Inflatables continued to be a fixation of designers throughout the ’60s. The ’68 exhibit Structures Gonflables in Paris featured all kinds of fantastical inflatable structures, including an inflatable pavilion filled with inflatable furniture. In that same year, Vietnam-born designer Quasar Khanh introduced a line of inflatable furniture called Aerospace, which included blow-up chairs, sofas, tables, and even lamps, all in groovy ’60s designs.

(Image credit: Velvet Galerie)

In the ’80s, IKEA tried to get into the inflatable furniture game, with sofas, daybeds, and armchairs made from inflatable plastic, outfitted with fabric covers to make them a bit more respectable. Sadly, IKEA ran into some issues that are probably all too familiar to anyone who’s ever owned inflatable furniture: the furniture tended to deflate, and sitting in it just wasn’t that comfortable.

(Image credit: IKEA)

“What was a comfy sofa on Monday was a shapeless piece of dusty fabric on Friday,” writes Stina Holmberg in Democratic Design, her upcoming book about IKEA. “And to be honest, it wasn’t even that comfy. And then there was the sound when you sat down, a sound of something not at all glamorous.” The pieces were so light that they had a tendency to move around the room on their own. One person at the company described them as “a gathering of swollen hippos”.

Inflatable furniture returned in the late ’90s, which is probably the era that most readers of this blog recognize it from.
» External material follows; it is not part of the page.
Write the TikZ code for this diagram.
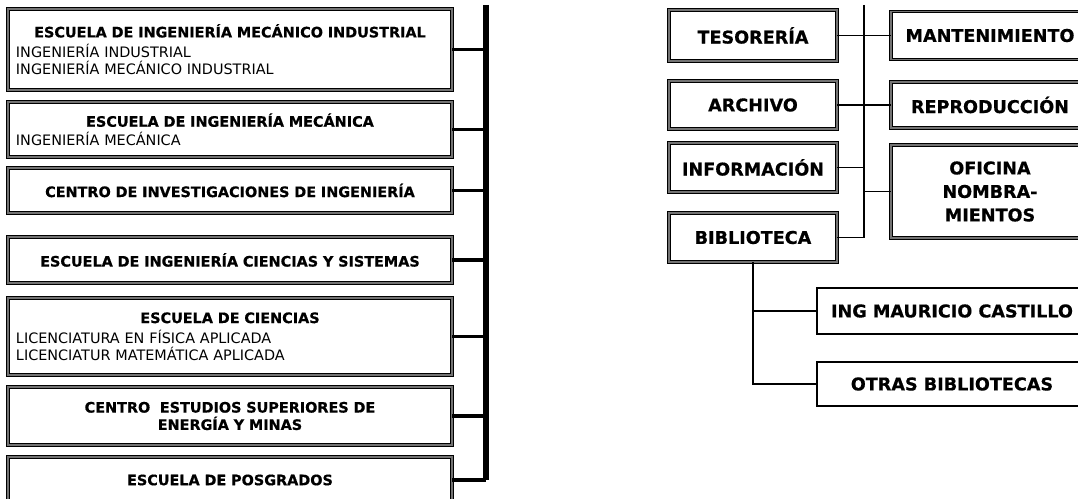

Although it was, for a period of time, very hip, inflatable furniture in the ’90s had the same problems that plagued the IKEA designers: saggy, uncomfortable, almost inconveniently lightweight.

(Image credit: Tehila Guy)

This hasn’t kept a new generation of designers from experimenting with inflatables. Tehila Guy’s ‘Anda’ chair, which pairs inflatable cushions with a wooden frame, looks promising. Dutch company Blofield makes an inflatable Chesterfield sofa called Big Blo, although it’s not so cheap — a two seater will set you back €687.

(Image credit: Hammacher Schlemmer)

And then there’s this $7,000 outdoor sofa, another gem from the Hammacher Schlemmer collection. It seats 30 people (or eight identical blond women) and includes stakes that can be driven into the ground so your sofa doesn’t fly away. It is in instant party, and also it is proof (along with this thing, which on its own merits a whole other post) that inflatable furniture never ceases to delight and amaze. And maybe stick to your thighs a bit. But hey, that’s the price you pay for innovation.